For the next few weeks I will be writing a series of posts about the Peace Corps and what it is. It’s kind of like a crash course – so that’s why I’m calling it Peace Corps 101!
The Peace Corps was established by President John F. Kennedy in 1961, soon after he was inaugurated into office. He encouraged young Americans to answer the call to service and give two years of their lives to volunteering in the international community. The first two Peace Corps countries were Tanzania and Ghana, and the Peace Corps has gone on to have over 220,000 volunteers serving in over 141 countries.
Every year the Peace Corps sends hundreds of volunteers to countries all over the world to assist in one of five different sectors: Youth in Development, Community Economic Development, Health, Agriculture/Forestry/Environment, and Education, which is the sector of my service. With those sectors in mind, volunteers are sent to communities all over their respective countries of service and are assigned to an organization or school in that community in order to serve as best they can and assist the community with various projects and initiatives.
Volunteers make a 27-month commitment to serving in the Peace Corps. The first 2-3 months are spent in a training phase, during which volunteers receive technical, language, and cultural training in order to best serve and to integrate into their communities.
After the training phase, trainees are sworn in to become official Peace Corps Volunteers (PCVs). They move to their sites and begin the process of integrating into their communities and getting to know the needs and potential projects of those communities. They then get to work with their counterparts , supervisors, and other community members on projects and initiatives.
A major component of the Peace Corps is its commitment to sustainability. It is important to community development that a project be sustainable, meaning that it can run smoothly without any assistance from the volunteer after the initiation phase. So, projects can run and work without any need for a PCV to continue it and full responsibility of the project can be turned over to the community.
Volunteers do more than just assist in the facilitation of projects and funding. The Peace Corps has three goals that go beyond primary projects that each volunteer should strive to meet as stated in the Peace Corps Mission:
To promote world peace and friendship by promoting three goals:
- To help the people of interested countries in meeting their need for trained men and women.
- To help promote a better understanding of Americans on the part of the people served
- To help promote a better understanding of other peoples on the part of Americans.
In addition to being a volunteer organization, Peace Corps also serves as a cultural exchange to help bring different sides of the world closer together.
In addition to the mission, there are also 10 core expectations for every PCV. We were often told before and during the training phase that if we felt like we were not up to meeting these expectations or didn’t feel that we were able, then we should seriously reconsider serving in the Peace Corps.
The expectations are:
- Prepare your personal and professional life to make a commitment to serve abroad for a full term of 27 months.
- Commit to improving the quality of life of the people with whom you live and work and, in doing so, share your skills, adapt them, and learn new skills as needed.

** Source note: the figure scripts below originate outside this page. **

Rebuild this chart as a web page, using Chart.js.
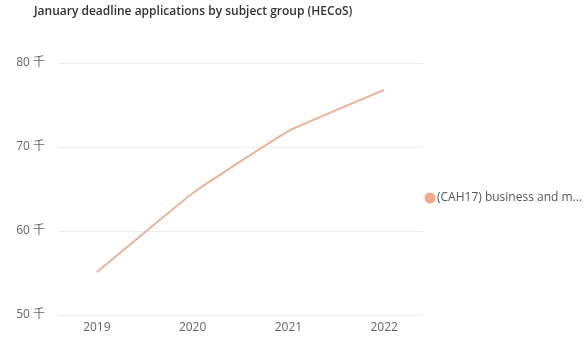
<!DOCTYPE html>
<html>
<head>
<meta charset="utf-8">
<script src="https://cdn.jsdelivr.net/npm/chart.js@4"></script>
<style>
  html, body { margin: 0; padding: 0; background: #fff; }
  #wrap { width: 585px; height: 341px; }
</style>
</head>
<body>
<div id="wrap"><canvas id="applicationsChart"></canvas></div>
<script>
const years = [2019, 2020, 2021, 2022];
const applications = [55100, 64500, 71900, 76800];
const yTicks = [50000, 60000, 70000, 80000];
const seriesName = "(CAH17) business and management";
const chartTitle = "January deadline applications by subject group (HECoS)";

const lineColor = "#EFB193";
const fontFamily = "'Open Sans', 'Noto Sans CJK SC', sans-serif";

// title and legend entry drawn by hand
const decorations = {
  id: "decorations",
  afterDraw(chart) {
    const c = chart.ctx;
    c.save();
    c.fillStyle = "#333";
    c.font = "600 12px " + fontFamily;
    c.textBaseline = "middle";
    c.textAlign = "left";
    c.fillText(chartTitle, 34, 12);

    const dotX = 430, dotY = 198;
    c.fillStyle = "#F3A98A";
    c.beginPath();
    c.arc(dotX, dotY, 5.5, 0, Math.PI * 2);
    c.fill();

    c.fillStyle = "#555";
    c.font = "12px " + fontFamily;
    const textX = dotX + 7;
    const maxW = chart.width - textX;
    let text = seriesName;
    if (c.measureText(text).width > maxW) {
      while (text.length && c.measureText(text + "...").width > maxW) text = text.slice(0, -1);
      text = text + "...";
    }
    c.fillText(text, textX, dotY);
    c.restore();
  }
};

new Chart(document.getElementById("applicationsChart"), {
  type: "line",
  data: {
    datasets: [{
      label: seriesName,
      data: years.map((y, i) => ({ x: y, y: applications[i] })),
      borderColor: lineColor,
      borderWidth: 2,
      pointRadius: 0,
      tension: 0.1,
      fill: false
    }]
  },
  options: {
    responsive: true,
    maintainAspectRatio: false,
    animation: false,
    layout: { padding: { top: 63, left: 16, right: 162, bottom: 7 } },
    plugins: {
      legend: { display: false },
      title: { display: false },
      tooltip: { enabled: false }
    },
    scales: {
      x: {
        type: "linear",
        min: 2018.594,
        max: 2022.406,
        grid: { display: false, drawTicks: false },
        border: { display: false },
        ticks: {
          stepSize: 1,
          includeBounds: false,
          padding: 5,
          color: "#666",
          font: { family: fontFamily, size: 12 },
          callback: v => String(v)
        },
        afterBuildTicks: axis => { axis.ticks = years.map(v => ({ value: v })); },
        afterFit: axis => { axis.height = 19; }
      },
      y: {
        min: yTicks[0],
        max: yTicks[yTicks.length - 1],
        grid: { color: "#ececec", drawTicks: false },
        border: { display: false },
        ticks: {
          padding: 13,
          color: "#666",
          font: { family: fontFamily, size: 12 },
          callback: v => (v / 1000) + " 千"
        },
        afterBuildTicks: axis => { axis.ticks = yTicks.map(v => ({ value: v })); },
        afterFit: axis => { axis.width = 42; }
      }
    }
  },
  plugins: [decorations]
});
</script>
</body>
</html>
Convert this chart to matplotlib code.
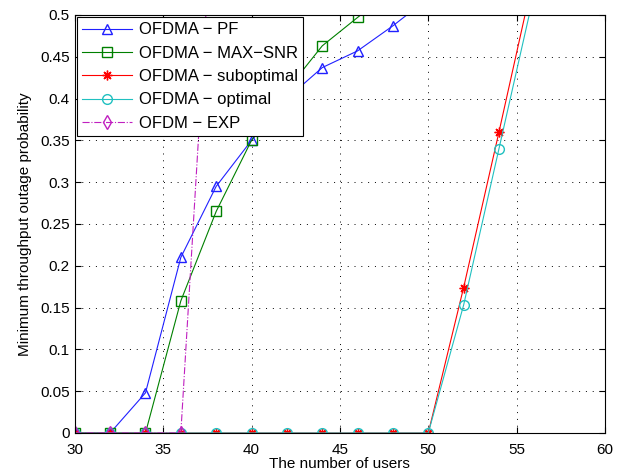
import matplotlib
matplotlib.use('Agg')
from matplotlib import pyplot as plt
from matplotlib.ticker import FormatStrFormatter
import numpy as np

plt.rcParams['font.family'] = ['Liberation Sans', 'DejaVu Sans']

users = [30, 32, 34, 36, 38, 40, 42, 44, 46, 48, 50, 52, 54, 56]
pf = [0, 0, 0.048, 0.21, 0.295, 0.35, 0.40, 0.437, 0.457, 0.487, 0.52]
max_snr = [0, 0, 0, 0.158, 0.265, 0.35, 0.41, 0.463, 0.497, 0.53]
subopt = [0, 0, 0, 0, 0, 0, 0, 0, 0, 0, 0, 0.174, 0.36, 0.55]
opt = [0, 0, 0, 0, 0, 0, 0, 0, 0, 0, 0, 0.153, 0.34, 0.527]
exp_ = [0, 0, 0, 0, 0.706]
labels = ['OFDMA \u2212 PF', 'OFDMA \u2212 MAX\u2212SNR', 'OFDMA \u2212 suboptimal',
          'OFDMA \u2212 optimal', 'OFDM \u2212 EXP']

fig = plt.figure(figsize=(6.18, 4.74), dpi=100)
ax = fig.add_axes([0.121, 0.0865, 0.858, 0.882])

ms = 7
ax.plot(users[:len(pf)], pf, '-^', color='#2020ff', mfc='none', ms=ms, lw=0.8, label=labels[0])
ax.plot(users[:len(max_snr)], max_snr, '-s', color='#008000', mfc='none', ms=ms, lw=0.8, label=labels[1])
ax.plot(users, subopt, '-', marker=(8, 2, 0), color='#ff0000', ms=ms, mew=1.0, lw=0.8, label=labels[2])
ax.plot(users, opt, '-o', color='#20c0c0', mfc='none', ms=ms, lw=0.8, label=labels[3])
ax.plot(users[:len(exp_)], exp_, '-.d', color='#c020c0', mfc='none', ms=ms, lw=0.8, label=labels[4])

ax.set_xlim(30, 60)
ax.set_ylim(0, 0.5)
ax.set_xticks(np.arange(30, 61, 5))
ax.set_yticks(np.arange(0, 0.501, 0.05))
ax.yaxis.set_major_formatter(FormatStrFormatter('%g'))
ax.tick_params(direction='in', top=True, right=True, labelsize=11, length=4)
ax.tick_params(axis='x', pad=7)
ax.grid(True, linestyle=(0, (1, 6)), color='black', linewidth=0.7)
for s in ax.spines.values():
    s.set_linewidth(0.8)

ax.set_xlabel('The number of users', fontsize=11, labelpad=0)
ax.set_ylabel('Minimum throughput outage probability', fontsize=11, labelpad=6)

leg = ax.legend(loc='upper left', fontsize=12, fancybox=False, framealpha=1,
                edgecolor='black', borderaxespad=0.15, handlelength=3.0,
                handletextpad=0.4, labelspacing=0.5, borderpad=0.3)
leg.get_frame().set_linewidth(0.8)

fig.savefig('out.png', dpi=100)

- Serve where the Peace Corps asks you to go, under conditions of hardship if necessary, and with the flexibility needed for effective service.
- Recognize that your successful and sustainable development work is based on the total trust and confidence you build by living in, and respectfully integrating yourself into, your host community and culture.
- Recognize that you are responsible 24 hour a day, 7 days a week for your personal conduct and professional performance.
- Engage with host country partners in a spirit of connection, mutual learning, and respect.
- Work within the rules and regulations of the Peace Corps and the local and national laws of the country where you serve.
- Exercise judgment and personal responsibility to protect your health, safety, and well being and that of others.
- Recognize that you will b perceived, in your host country and community, as a representative of the people, cultures, values, and traditions of the United States of America.
- Represent responsibly the people, cultures, values, and traditions of your host country and community to the people of the United States both during and following your service.
The Peace Corps is not easy. Every single volunteer goes through service like they are riding a roller coaster. There are ups and downs and sometimes the highs are extremely high, and vice versa the lows are extremely low. Any PCV would be lying if they said they hadn’t thought about quitting at one point or another. But, it is all extremely worth it to work with people and communities and not just come to provide a service but to learn the culture, the language, and be accepted into the community as a member, not just a visitor.